DuckLake maintains compatibility with Apache Iceberg's table format. That means existing tools that read Iceberg tables can read DuckLake tables. The data files use the same structure. The schema evolution rules work the same way. The time travel and snapshot features are equivalent.

The difference is internal. DuckLake can read metadata from SQL catalogs or from Iceberg's file-based catalogs. Write an Iceberg table through DuckDB and it updates both representations. Query a DuckLake-native table through an Iceberg-compatible tool and it works - the tool reads the metadata from files while DuckDB reads from SQL.

This compatibility matters for migration. You don't rebuild your entire data lake to try DuckLake. You point DuckDB at existing Iceberg tables and start using SQL catalog features where they help. Gradually migrate tables to native DuckLake format as performance or management benefits justify the work.

Where This Fits

DuckLake isn't replacing all data lake formats. It's optimised for workloads that DuckDB targets - analytical queries on datasets that fit on one machine, frequent small updates, interactive query latency expectations.

If you're running massive Spark jobs across petabytes of data in S3, the overhead of file-based metadata is negligible compared to data processing time. If you're running a real-time analytics dashboard that queries the last hour of data every few seconds, metadata latency becomes the bottleneck.

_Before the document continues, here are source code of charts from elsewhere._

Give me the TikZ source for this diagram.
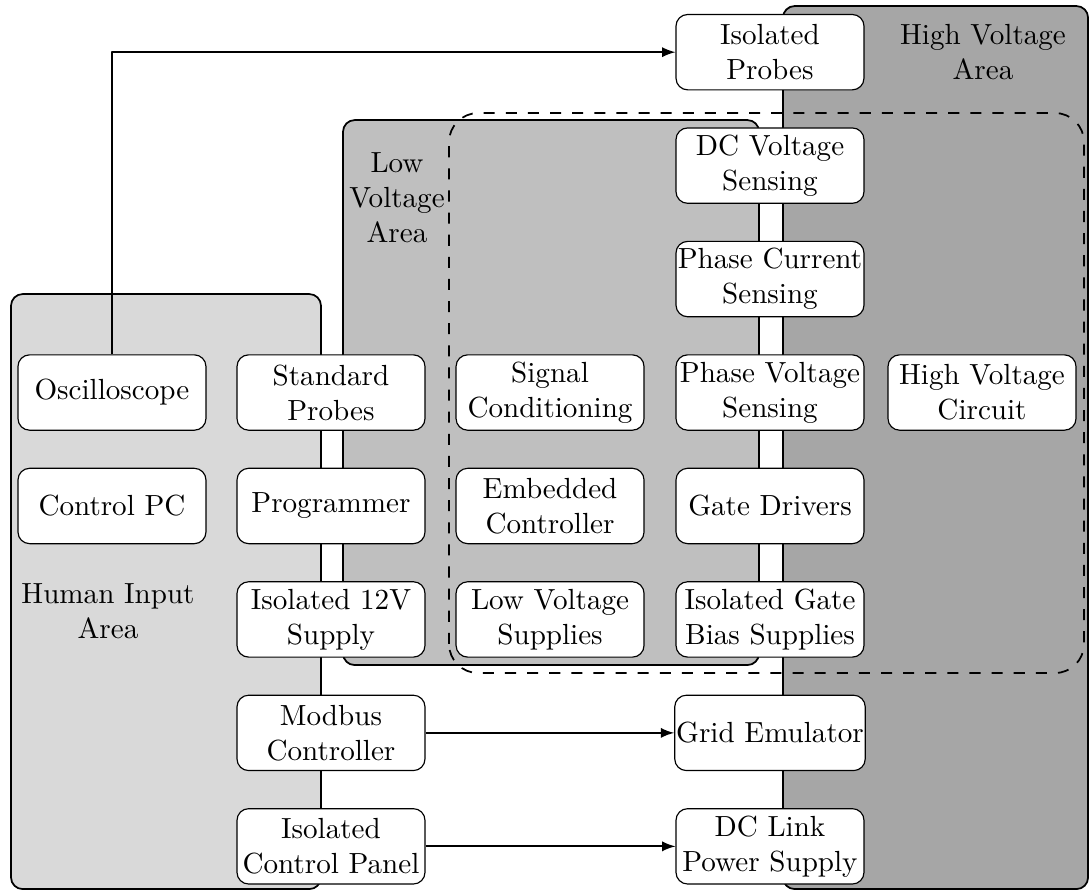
\documentclass[tikz,border=0pt]{standalone}
\usepackage{tikz}
\tikzset{
  blk/.style={draw,fill=white,rounded corners,align=center,minimum width=2.27cm,minimum height=0.91cm,inner sep=0.5pt},
  area/.style={draw,semithick,rounded corners},
}
\begin{document}
\begin{tikzpicture}[>=latex,line join=round]
			%========================
			\useasboundingbox (0,0) rectangle (13.15,10.76);
			% areas
			\draw[area,fill=black!35] (9.455,0.024) rectangle (13.139,10.687);
			\draw[area,fill=black!25] (4.142,2.729) rectangle (9.166,9.31);
			\draw[area,fill=black!15] (0.133,0.024) rectangle (3.876,7.209);
			\draw[semithick,dash pattern=on 3.8pt off 3.8pt,rounded corners=10pt] (5.422,2.633) rectangle (13.09,9.395);
			\node[align=center] (hvlabel) at (11.87,10.13) {High Voltage\\Area};
			\node[align=center] (lvlabel) at (4.794,8.368) {Low\\Voltage\\Area};
			\node[align=center] (hilabel) at (1.304,3.381) {Human Input\\Area};
			% human input column
			\node[blk] (osc) at (1.352,6.02) {Oscilloscope};
			\node[blk] (pc) at (1.352,4.65) {Control PC};
			\node[blk] (stdprobes) at (3.997,6.02) {Standard\\Probes};
			\node[blk] (prog) at (3.997,4.65) {Programmer};
			\node[blk] (sup12) at (3.997,3.28) {Isolated 12V\\Supply};
			\node[blk] (modbus) at (3.997,1.91) {Modbus\\Controller};
			\node[blk] (icp) at (3.997,0.54) {Isolated\\Control Panel};
			% low voltage column
			\node[blk] (sigcond) at (6.642,6.02) {Signal\\Conditioning};
			\node[blk] (embctrl) at (6.642,4.65) {Embedded\\Controller};
			\node[blk] (lvsup) at (6.642,3.28) {Low Voltage\\Supplies};
			% sensing and power column
			\node[blk] (isoprobes) at (9.298,10.13) {Isolated\\Probes};
			\node[blk] (dcvs) at (9.298,8.76) {DC Voltage\\Sensing};
			\node[blk] (pcs) at (9.298,7.39) {Phase Current\\Sensing};
			\node[blk] (pvs) at (9.298,6.02) {Phase Voltage\\Sensing};
			\node[blk] (gd) at (9.298,4.65) {Gate Drivers};
			\node[blk] (gbs) at (9.298,3.28) {Isolated Gate\\Bias Supplies};
			\node[blk] (grid) at (9.298,1.91) {Grid Emulator};
			\node[blk] (dclink) at (9.298,0.54) {DC Link\\Power Supply};
			\node[blk] (hvc) at (11.858,6.02) {High Voltage\\Circuit};
			% connections
			\draw[->,semithick] (osc) |- (isoprobes);
			\draw[->,semithick] (modbus) -- (grid);
			\draw[->,semithick] (icp) -- (dclink);
			%========================
\end{tikzpicture}
\end{document}
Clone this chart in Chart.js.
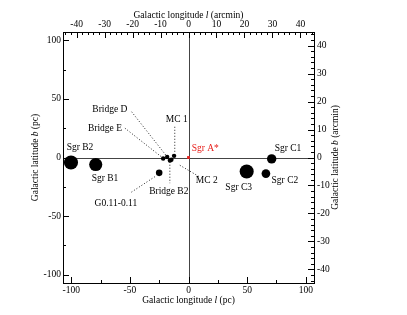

The SQL catalog approach also assumes you have a database available. That's not always true in cloud-native architectures where object storage is the only shared state. DuckDB's typical deployment - analytical queries in application servers or data science notebooks - usually has database access. The catalog can live in Postgres, SQLite, or even DuckDB itself.

For teams already using DuckDB, this is a clear win. Better performance on common workloads, simpler mental model for metadata management, and backward compatibility with existing formats. No migration required, just enable the SQL catalog and see if query performance improves.

For teams not using DuckDB, it's a data point in the evolution of data lake formats. The file-based metadata approach worked when data lakes were primarily batch processing systems with infrequent updates. As more workloads shift toward streaming ingestion and interactive queries, metadata management needs to evolve.

SQL catalogs are one answer. Other formats are exploring different solutions - more efficient metadata file formats, better caching strategies, hybrid approaches that use both files and databases. The goal is the same - make data lakes work better for modern query patterns without sacrificing the scalability and cost benefits of object storage.

DuckLake's contribution is showing that SQL metadata works in practice and integrates cleanly with existing formats. That opens design space for other systems to explore similar approaches.